- Given information -

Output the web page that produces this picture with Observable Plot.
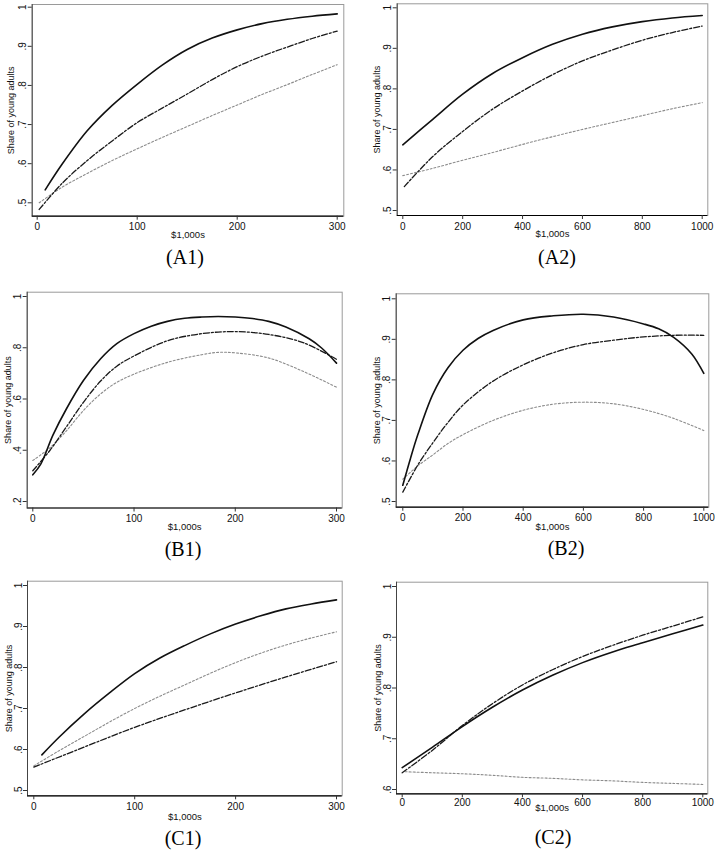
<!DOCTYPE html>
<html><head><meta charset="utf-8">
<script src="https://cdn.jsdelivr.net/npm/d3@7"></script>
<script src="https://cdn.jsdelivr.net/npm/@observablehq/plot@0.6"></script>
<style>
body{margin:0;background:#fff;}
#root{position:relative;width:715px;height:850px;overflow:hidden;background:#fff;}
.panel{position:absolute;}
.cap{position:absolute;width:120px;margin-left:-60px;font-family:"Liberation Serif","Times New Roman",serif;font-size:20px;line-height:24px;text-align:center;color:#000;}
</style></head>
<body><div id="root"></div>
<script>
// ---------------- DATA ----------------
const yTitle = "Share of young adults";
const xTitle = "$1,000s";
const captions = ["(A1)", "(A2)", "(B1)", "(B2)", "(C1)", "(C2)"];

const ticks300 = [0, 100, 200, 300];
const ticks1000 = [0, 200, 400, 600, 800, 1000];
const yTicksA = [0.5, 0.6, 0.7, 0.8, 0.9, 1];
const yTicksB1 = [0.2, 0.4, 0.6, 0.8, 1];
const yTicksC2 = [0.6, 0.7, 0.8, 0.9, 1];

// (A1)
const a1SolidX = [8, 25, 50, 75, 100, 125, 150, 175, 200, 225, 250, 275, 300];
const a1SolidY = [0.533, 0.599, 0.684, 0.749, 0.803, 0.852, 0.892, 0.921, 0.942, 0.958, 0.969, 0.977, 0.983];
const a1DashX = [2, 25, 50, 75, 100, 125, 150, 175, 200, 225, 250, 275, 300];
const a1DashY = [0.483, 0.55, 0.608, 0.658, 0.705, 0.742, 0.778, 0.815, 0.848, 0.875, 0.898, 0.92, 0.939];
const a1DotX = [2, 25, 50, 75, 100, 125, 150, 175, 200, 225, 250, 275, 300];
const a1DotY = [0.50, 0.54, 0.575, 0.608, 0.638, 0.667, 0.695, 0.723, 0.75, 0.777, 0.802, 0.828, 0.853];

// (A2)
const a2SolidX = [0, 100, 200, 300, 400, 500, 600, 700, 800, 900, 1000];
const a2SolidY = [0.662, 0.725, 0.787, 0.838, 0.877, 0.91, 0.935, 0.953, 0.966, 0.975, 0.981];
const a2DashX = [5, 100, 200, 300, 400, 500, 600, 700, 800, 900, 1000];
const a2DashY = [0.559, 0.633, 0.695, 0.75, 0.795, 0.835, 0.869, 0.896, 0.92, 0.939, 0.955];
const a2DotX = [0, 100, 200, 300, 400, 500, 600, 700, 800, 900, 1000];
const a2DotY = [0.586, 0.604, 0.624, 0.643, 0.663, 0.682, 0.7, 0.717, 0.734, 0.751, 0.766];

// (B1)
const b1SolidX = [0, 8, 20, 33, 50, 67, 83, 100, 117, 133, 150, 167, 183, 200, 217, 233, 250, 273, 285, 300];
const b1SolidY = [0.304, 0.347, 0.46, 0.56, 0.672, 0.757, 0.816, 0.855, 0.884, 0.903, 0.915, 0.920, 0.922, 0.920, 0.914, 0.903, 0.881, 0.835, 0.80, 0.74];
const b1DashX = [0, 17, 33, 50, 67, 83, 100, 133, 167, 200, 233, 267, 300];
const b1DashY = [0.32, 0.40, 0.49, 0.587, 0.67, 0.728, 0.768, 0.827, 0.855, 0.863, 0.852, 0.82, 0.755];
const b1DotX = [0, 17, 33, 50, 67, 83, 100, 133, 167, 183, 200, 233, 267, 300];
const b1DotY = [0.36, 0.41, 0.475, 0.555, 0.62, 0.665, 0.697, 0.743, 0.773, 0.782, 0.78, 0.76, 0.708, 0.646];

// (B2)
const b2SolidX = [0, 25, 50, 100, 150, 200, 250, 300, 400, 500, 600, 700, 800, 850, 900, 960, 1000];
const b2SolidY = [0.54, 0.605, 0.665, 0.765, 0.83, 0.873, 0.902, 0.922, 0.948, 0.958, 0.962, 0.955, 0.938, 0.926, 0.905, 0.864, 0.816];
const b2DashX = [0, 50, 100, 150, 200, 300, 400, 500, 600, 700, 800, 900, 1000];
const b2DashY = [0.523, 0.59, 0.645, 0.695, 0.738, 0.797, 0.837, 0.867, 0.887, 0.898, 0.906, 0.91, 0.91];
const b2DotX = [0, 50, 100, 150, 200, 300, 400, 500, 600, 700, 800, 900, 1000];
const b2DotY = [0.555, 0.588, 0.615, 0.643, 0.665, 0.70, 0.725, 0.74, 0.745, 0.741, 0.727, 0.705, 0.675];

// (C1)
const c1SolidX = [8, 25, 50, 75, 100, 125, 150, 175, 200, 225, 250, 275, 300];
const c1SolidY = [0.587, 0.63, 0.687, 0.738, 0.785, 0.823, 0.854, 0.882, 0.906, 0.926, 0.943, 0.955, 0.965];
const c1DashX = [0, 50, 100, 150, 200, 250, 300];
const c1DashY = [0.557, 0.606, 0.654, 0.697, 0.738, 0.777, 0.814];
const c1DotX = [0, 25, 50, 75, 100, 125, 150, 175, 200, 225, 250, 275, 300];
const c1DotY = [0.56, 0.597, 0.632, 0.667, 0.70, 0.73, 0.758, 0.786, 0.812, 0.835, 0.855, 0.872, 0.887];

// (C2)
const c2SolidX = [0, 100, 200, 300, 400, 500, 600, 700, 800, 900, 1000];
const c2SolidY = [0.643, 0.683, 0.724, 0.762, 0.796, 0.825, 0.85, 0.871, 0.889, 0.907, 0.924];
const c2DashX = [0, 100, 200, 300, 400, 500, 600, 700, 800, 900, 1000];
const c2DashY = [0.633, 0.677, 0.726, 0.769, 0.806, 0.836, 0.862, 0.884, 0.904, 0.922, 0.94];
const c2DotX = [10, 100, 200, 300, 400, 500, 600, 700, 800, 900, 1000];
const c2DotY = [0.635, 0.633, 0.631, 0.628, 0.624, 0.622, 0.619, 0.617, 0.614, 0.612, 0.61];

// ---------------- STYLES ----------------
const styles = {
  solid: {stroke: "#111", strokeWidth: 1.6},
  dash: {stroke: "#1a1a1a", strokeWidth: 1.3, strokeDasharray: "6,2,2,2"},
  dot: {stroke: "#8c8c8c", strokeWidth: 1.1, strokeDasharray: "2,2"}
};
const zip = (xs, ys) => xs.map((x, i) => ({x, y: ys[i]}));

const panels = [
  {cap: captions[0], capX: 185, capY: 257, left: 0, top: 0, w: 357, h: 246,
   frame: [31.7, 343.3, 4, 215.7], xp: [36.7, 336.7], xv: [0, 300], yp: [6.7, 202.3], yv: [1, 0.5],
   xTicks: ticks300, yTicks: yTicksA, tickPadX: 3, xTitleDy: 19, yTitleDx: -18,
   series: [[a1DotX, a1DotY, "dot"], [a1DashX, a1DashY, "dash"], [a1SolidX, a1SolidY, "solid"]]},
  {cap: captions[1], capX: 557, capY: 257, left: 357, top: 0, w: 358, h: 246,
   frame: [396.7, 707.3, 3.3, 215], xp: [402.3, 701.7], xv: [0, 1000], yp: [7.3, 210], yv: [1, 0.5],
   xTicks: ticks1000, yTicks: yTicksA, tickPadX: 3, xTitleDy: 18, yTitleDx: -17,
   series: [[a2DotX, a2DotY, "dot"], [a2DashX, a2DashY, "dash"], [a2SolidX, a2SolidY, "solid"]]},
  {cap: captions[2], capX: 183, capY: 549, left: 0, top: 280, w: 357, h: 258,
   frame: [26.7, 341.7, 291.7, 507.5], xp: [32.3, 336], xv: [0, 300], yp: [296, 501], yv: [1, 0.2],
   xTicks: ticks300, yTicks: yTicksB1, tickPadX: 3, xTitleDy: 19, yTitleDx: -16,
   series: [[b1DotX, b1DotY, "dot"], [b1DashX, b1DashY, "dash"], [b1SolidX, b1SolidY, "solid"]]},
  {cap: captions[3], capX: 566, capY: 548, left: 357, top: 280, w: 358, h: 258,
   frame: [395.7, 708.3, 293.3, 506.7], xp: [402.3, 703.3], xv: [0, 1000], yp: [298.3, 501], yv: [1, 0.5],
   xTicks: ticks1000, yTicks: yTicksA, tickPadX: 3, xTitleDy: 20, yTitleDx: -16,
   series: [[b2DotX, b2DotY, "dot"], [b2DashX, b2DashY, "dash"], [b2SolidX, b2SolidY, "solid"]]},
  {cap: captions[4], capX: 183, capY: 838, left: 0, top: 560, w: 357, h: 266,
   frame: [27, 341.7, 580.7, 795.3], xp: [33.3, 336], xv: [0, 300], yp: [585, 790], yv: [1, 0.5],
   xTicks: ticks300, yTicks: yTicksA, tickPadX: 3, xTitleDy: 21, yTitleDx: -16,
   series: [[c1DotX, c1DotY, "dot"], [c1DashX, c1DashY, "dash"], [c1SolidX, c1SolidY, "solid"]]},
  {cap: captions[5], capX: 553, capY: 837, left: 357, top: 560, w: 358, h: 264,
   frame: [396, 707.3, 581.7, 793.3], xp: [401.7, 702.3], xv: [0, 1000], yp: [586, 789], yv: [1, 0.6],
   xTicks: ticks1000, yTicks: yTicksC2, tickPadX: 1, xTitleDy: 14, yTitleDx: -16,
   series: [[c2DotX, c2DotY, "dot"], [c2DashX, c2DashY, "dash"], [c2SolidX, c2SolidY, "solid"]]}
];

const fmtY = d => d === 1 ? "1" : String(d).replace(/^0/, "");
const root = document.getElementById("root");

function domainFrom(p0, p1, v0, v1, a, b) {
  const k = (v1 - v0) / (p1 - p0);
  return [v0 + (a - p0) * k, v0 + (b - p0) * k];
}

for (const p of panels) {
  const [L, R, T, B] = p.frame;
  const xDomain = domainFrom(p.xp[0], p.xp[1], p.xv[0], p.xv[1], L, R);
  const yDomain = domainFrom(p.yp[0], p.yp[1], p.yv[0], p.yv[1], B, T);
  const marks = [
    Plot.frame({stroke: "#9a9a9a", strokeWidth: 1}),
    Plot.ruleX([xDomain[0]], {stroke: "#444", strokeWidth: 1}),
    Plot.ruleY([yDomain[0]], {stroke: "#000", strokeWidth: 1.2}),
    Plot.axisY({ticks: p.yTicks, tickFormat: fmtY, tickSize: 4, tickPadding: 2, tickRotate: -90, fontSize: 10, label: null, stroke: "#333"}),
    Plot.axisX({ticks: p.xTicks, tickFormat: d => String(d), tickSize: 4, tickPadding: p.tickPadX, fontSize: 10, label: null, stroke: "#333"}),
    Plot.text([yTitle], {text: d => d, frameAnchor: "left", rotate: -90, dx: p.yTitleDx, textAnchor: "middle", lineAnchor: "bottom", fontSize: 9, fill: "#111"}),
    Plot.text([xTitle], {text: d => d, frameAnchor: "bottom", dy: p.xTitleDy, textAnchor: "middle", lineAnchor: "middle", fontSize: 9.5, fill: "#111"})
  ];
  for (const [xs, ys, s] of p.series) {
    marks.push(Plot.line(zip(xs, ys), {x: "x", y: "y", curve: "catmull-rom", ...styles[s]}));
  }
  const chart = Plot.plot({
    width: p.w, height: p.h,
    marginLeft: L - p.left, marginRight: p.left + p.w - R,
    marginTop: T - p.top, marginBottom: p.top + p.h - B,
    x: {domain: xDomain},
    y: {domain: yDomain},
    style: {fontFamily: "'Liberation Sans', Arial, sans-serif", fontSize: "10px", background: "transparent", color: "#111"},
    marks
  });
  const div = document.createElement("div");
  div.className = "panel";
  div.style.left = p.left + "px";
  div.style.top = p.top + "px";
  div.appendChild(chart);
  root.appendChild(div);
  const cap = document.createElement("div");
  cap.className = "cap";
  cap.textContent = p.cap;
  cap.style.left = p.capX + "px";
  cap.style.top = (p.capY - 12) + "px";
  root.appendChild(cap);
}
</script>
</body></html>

- Exercise objective -
Write out exactly the opening lines of the data, stopping after the line that holds "const yTicksC2 = [0.6, 0.7, 0.8, 0.9, 1];". Exclude pictures.

- Answer to the exercise -
Output the web page that produces this picture with Observable Plot.
<!DOCTYPE html>
<html><head><meta charset="utf-8">
<script src="https://cdn.jsdelivr.net/npm/d3@7"></script>
<script src="https://cdn.jsdelivr.net/npm/@observablehq/plot@0.6"></script>
<style>
body{margin:0;background:#fff;}
#root{position:relative;width:715px;height:850px;overflow:hidden;background:#fff;}
.panel{position:absolute;}
.cap{position:absolute;width:120px;margin-left:-60px;font-family:"Liberation Serif","Times New Roman",serif;font-size:20px;line-height:24px;text-align:center;color:#000;}
</style></head>
<body><div id="root"></div>
<script>
// ---------------- DATA ----------------
const yTitle = "Share of young adults";
const xTitle = "$1,000s";
const captions = ["(A1)", "(A2)", "(B1)", "(B2)", "(C1)", "(C2)"];

const ticks300 = [0, 100, 200, 300];
const ticks1000 = [0, 200, 400, 600, 800, 1000];
const yTicksA = [0.5, 0.6, 0.7, 0.8, 0.9, 1];
const yTicksB1 = [0.2, 0.4, 0.6, 0.8, 1];
const yTicksC2 = [0.6, 0.7, 0.8, 0.9, 1];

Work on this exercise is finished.